▶ _DATASET SECTION_:
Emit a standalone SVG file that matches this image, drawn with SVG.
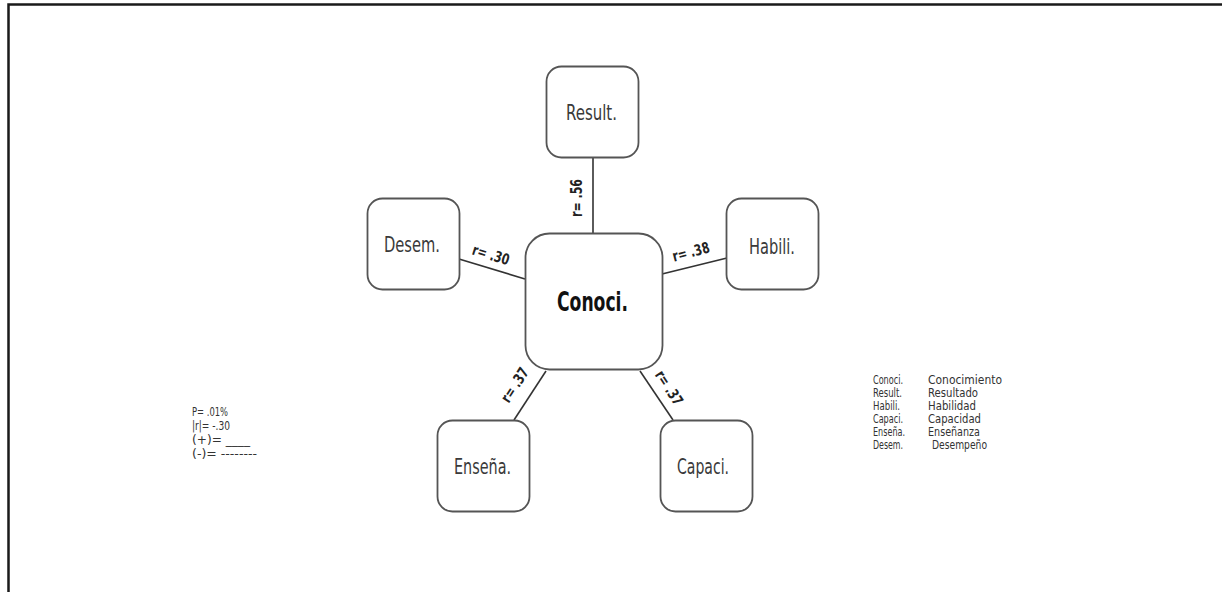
<svg xmlns="http://www.w3.org/2000/svg" width="1222" height="592" viewBox="0 0 1222 592">
<style>
.frame{fill:none;stroke:#1a1a1a;stroke-width:2.5}
.box{fill:#fff;stroke:#555;stroke-width:1.8}
.lbl{font-family:"DejaVu Sans Condensed","Liberation Sans Narrow","Liberation Sans",sans-serif;fill:#3a3a3a;font-size:21px}
.main{font-family:"DejaVu Sans Condensed","Liberation Sans Narrow","Liberation Sans",sans-serif;fill:#111;font-size:27px;font-weight:bold}
.edge{stroke:#333;stroke-width:1.6;fill:none}
.r{font-family:"DejaVu Sans Condensed","Liberation Sans Narrow","Liberation Sans",sans-serif;fill:#222;font-size:15px;font-weight:bold;text-anchor:middle;dominant-baseline:central}
.leg{font-family:"DejaVu Sans Condensed","Liberation Sans Narrow","Liberation Sans",sans-serif;fill:#333;font-size:13px}
</style>
<rect width="1222" height="592" fill="#fff"/>
<rect class="frame" x="8.5" y="4.5" width="1300" height="700"/>
<g id="connectors">
<line class="edge" x1="593" y1="157" x2="593" y2="233"/>
<line class="edge" x1="459" y1="259" x2="525" y2="279"/>
<line class="edge" x1="662" y1="274" x2="727" y2="258"/>
<line class="edge" x1="546" y1="371" x2="514" y2="420"/>
<line class="edge" x1="640" y1="371" x2="673" y2="420"/>
<text class="r" transform="translate(577,198) rotate(-90)" textLength="38" lengthAdjust="spacingAndGlyphs">r= .56</text>
<text class="r" transform="translate(491,255) rotate(17)" textLength="38" lengthAdjust="spacingAndGlyphs">r= .30</text>
<text class="r" transform="translate(691,252) rotate(-15)" textLength="38" lengthAdjust="spacingAndGlyphs">r= .38</text>
<text class="r" transform="translate(515,385) rotate(-57)" textLength="38" lengthAdjust="spacingAndGlyphs">r= .37</text>
<text class="r" transform="translate(669,388) rotate(57)" textLength="38" lengthAdjust="spacingAndGlyphs">r= .37</text>
</g>
<g id="node-conoci">
<rect class="box" x="525.5" y="233.5" width="137" height="136" rx="24"/>
<text class="main" x="557" y="311" textLength="71" lengthAdjust="spacingAndGlyphs">Conoci.</text>
</g>
<g id="node-result">
<rect class="box" x="546.5" y="66.5" width="92" height="91" rx="15"/>
<text class="lbl" x="566" y="120" textLength="51" lengthAdjust="spacingAndGlyphs">Result.</text>
</g>
<g id="node-desem">
<rect class="box" x="367.5" y="198.5" width="92" height="91" rx="15"/>
<text class="lbl" x="384" y="252" textLength="56" lengthAdjust="spacingAndGlyphs">Desem.</text>
</g>
<g id="node-habili">
<rect class="box" x="726.5" y="198.5" width="92" height="91" rx="15"/>
<text class="lbl" x="749" y="254" textLength="46" lengthAdjust="spacingAndGlyphs">Habili.</text>
</g>
<g id="node-ensena">
<rect class="box" x="437.5" y="420.5" width="92" height="91" rx="15"/>
<text class="lbl" x="454" y="474" textLength="57" lengthAdjust="spacingAndGlyphs">Enseña.</text>
</g>
<g id="node-capaci">
<rect class="box" x="660.5" y="420.5" width="92" height="91" rx="15"/>
<text class="lbl" x="677" y="474" textLength="52" lengthAdjust="spacingAndGlyphs">Capaci.</text>
</g>
<g id="legend-stats">
<text class="leg" x="192" y="416" textLength="36" lengthAdjust="spacingAndGlyphs">P= .01%</text>
<text class="leg" x="192" y="430" textLength="38" lengthAdjust="spacingAndGlyphs">|r|= -.30</text>
<text class="leg" x="192" y="444" textLength="58" lengthAdjust="spacingAndGlyphs">(+)= ____</text>
<text class="leg" x="192" y="458" textLength="65" lengthAdjust="spacingAndGlyphs">(-)= --------</text>
</g>
<g id="legend-abbr">
<text class="leg" x="873" y="384" textLength="30" lengthAdjust="spacingAndGlyphs">Conoci.</text><text class="leg" x="928" y="384" textLength="74" lengthAdjust="spacingAndGlyphs">Conocimiento</text>
<text class="leg" x="873" y="397" textLength="29" lengthAdjust="spacingAndGlyphs">Result.</text><text class="leg" x="928" y="397" textLength="50" lengthAdjust="spacingAndGlyphs">Resultado</text>
<text class="leg" x="873" y="410" textLength="27" lengthAdjust="spacingAndGlyphs">Habili.</text><text class="leg" x="928" y="410" textLength="48" lengthAdjust="spacingAndGlyphs">Habilidad</text>
<text class="leg" x="873" y="423" textLength="30" lengthAdjust="spacingAndGlyphs">Capaci.</text><text class="leg" x="928" y="423" textLength="53" lengthAdjust="spacingAndGlyphs">Capacidad</text>
<text class="leg" x="873" y="436" textLength="32" lengthAdjust="spacingAndGlyphs">Enseña.</text><text class="leg" x="928" y="436" textLength="52" lengthAdjust="spacingAndGlyphs">Enseñanza</text>
<text class="leg" x="873" y="449" textLength="30" lengthAdjust="spacingAndGlyphs">Desem.</text><text class="leg" x="932" y="449" textLength="55" lengthAdjust="spacingAndGlyphs">Desempeño</text>
</g>
</svg>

▶ _THE TASK_:
From the data above, write out everything exactly except the pictures.

▶ _RESPONSE_:
Emit a standalone SVG file that matches this image, drawn with SVG.
<svg xmlns="http://www.w3.org/2000/svg" width="1222" height="592" viewBox="0 0 1222 592">
<style>
.frame{fill:none;stroke:#1a1a1a;stroke-width:2.5}
.box{fill:#fff;stroke:#555;stroke-width:1.8}
.lbl{font-family:"DejaVu Sans Condensed","Liberation Sans Narrow","Liberation Sans",sans-serif;fill:#3a3a3a;font-size:21px}
.main{font-family:"DejaVu Sans Condensed","Liberation Sans Narrow","Liberation Sans",sans-serif;fill:#111;font-size:27px;font-weight:bold}
.edge{stroke:#333;stroke-width:1.6;fill:none}
.r{font-family:"DejaVu Sans Condensed","Liberation Sans Narrow","Liberation Sans",sans-serif;fill:#222;font-size:15px;font-weight:bold;text-anchor:middle;dominant-baseline:central}
.leg{font-family:"DejaVu Sans Condensed","Liberation Sans Narrow","Liberation Sans",sans-serif;fill:#333;font-size:13px}
</style>
<rect width="1222" height="592" fill="#fff"/>
<rect class="frame" x="8.5" y="4.5" width="1300" height="700"/>
<g id="connectors">
<line class="edge" x1="593" y1="157" x2="593" y2="233"/>
<line class="edge" x1="459" y1="259" x2="525" y2="279"/>
<line class="edge" x1="662" y1="274" x2="727" y2="258"/>
<line class="edge" x1="546" y1="371" x2="514" y2="420"/>
<line class="edge" x1="640" y1="371" x2="673" y2="420"/>
<text class="r" transform="translate(577,198) rotate(-90)" textLength="38" lengthAdjust="spacingAndGlyphs">r= .56</text>
<text class="r" transform="translate(491,255) rotate(17)" textLength="38" lengthAdjust="spacingAndGlyphs">r= .30</text>
<text class="r" transform="translate(691,252) rotate(-15)" textLength="38" lengthAdjust="spacingAndGlyphs">r= .38</text>
<text class="r" transform="translate(515,385) rotate(-57)" textLength="38" lengthAdjust="spacingAndGlyphs">r= .37</text>
<text class="r" transform="translate(669,388) rotate(57)" textLength="38" lengthAdjust="spacingAndGlyphs">r= .37</text>
</g>
<g id="node-conoci">
<rect class="box" x="525.5" y="233.5" width="137" height="136" rx="24"/>
<text class="main" x="557" y="311" textLength="71" lengthAdjust="spacingAndGlyphs">Conoci.</text>
</g>
<g id="node-result">
<rect class="box" x="546.5" y="66.5" width="92" height="91" rx="15"/>
<text class="lbl" x="566" y="120" textLength="51" lengthAdjust="spacingAndGlyphs">Result.</text>
</g>
<g id="node-desem">
<rect class="box" x="367.5" y="198.5" width="92" height="91" rx="15"/>
<text class="lbl" x="384" y="252" textLength="56" lengthAdjust="spacingAndGlyphs">Desem.</text>
</g>
<g id="node-habili">
<rect class="box" x="726.5" y="198.5" width="92" height="91" rx="15"/>
<text class="lbl" x="749" y="254" textLength="46" lengthAdjust="spacingAndGlyphs">Habili.</text>
</g>
<g id="node-ensena">
<rect class="box" x="437.5" y="420.5" width="92" height="91" rx="15"/>
<text class="lbl" x="454" y="474" textLength="57" lengthAdjust="spacingAndGlyphs">Enseña.</text>
</g>
<g id="node-capaci">
<rect class="box" x="660.5" y="420.5" width="92" height="91" rx="15"/>
<text class="lbl" x="677" y="474" textLength="52" lengthAdjust="spacingAndGlyphs">Capaci.</text>
</g>
<g id="legend-stats">
<text class="leg" x="192" y="416" textLength="36" lengthAdjust="spacingAndGlyphs">P= .01%</text>
<text class="leg" x="192" y="430" textLength="38" lengthAdjust="spacingAndGlyphs">|r|= -.30</text>
<text class="leg" x="192" y="444" textLength="58" lengthAdjust="spacingAndGlyphs">(+)= ____</text>
<text class="leg" x="192" y="458" textLength="65" lengthAdjust="spacingAndGlyphs">(-)= --------</text>
</g>
<g id="legend-abbr">
<text class="leg" x="873" y="384" textLength="30" lengthAdjust="spacingAndGlyphs">Conoci.</text><text class="leg" x="928" y="384" textLength="74" lengthAdjust="spacingAndGlyphs">Conocimiento</text>
<text class="leg" x="873" y="397" textLength="29" lengthAdjust="spacingAndGlyphs">Result.</text><text class="leg" x="928" y="397" textLength="50" lengthAdjust="spacingAndGlyphs">Resultado</text>
<text class="leg" x="873" y="410" textLength="27" lengthAdjust="spacingAndGlyphs">Habili.</text><text class="leg" x="928" y="410" textLength="48" lengthAdjust="spacingAndGlyphs">Habilidad</text>
<text class="leg" x="873" y="423" textLength="30" lengthAdjust="spacingAndGlyphs">Capaci.</text><text class="leg" x="928" y="423" textLength="53" lengthAdjust="spacingAndGlyphs">Capacidad</text>
<text class="leg" x="873" y="436" textLength="32" lengthAdjust="spacingAndGlyphs">Enseña.</text><text class="leg" x="928" y="436" textLength="52" lengthAdjust="spacingAndGlyphs">Enseñanza</text>
<text class="leg" x="873" y="449" textLength="30" lengthAdjust="spacingAndGlyphs">Desem.</text><text class="leg" x="932" y="449" textLength="55" lengthAdjust="spacingAndGlyphs">Desempeño</text>
</g>
</svg>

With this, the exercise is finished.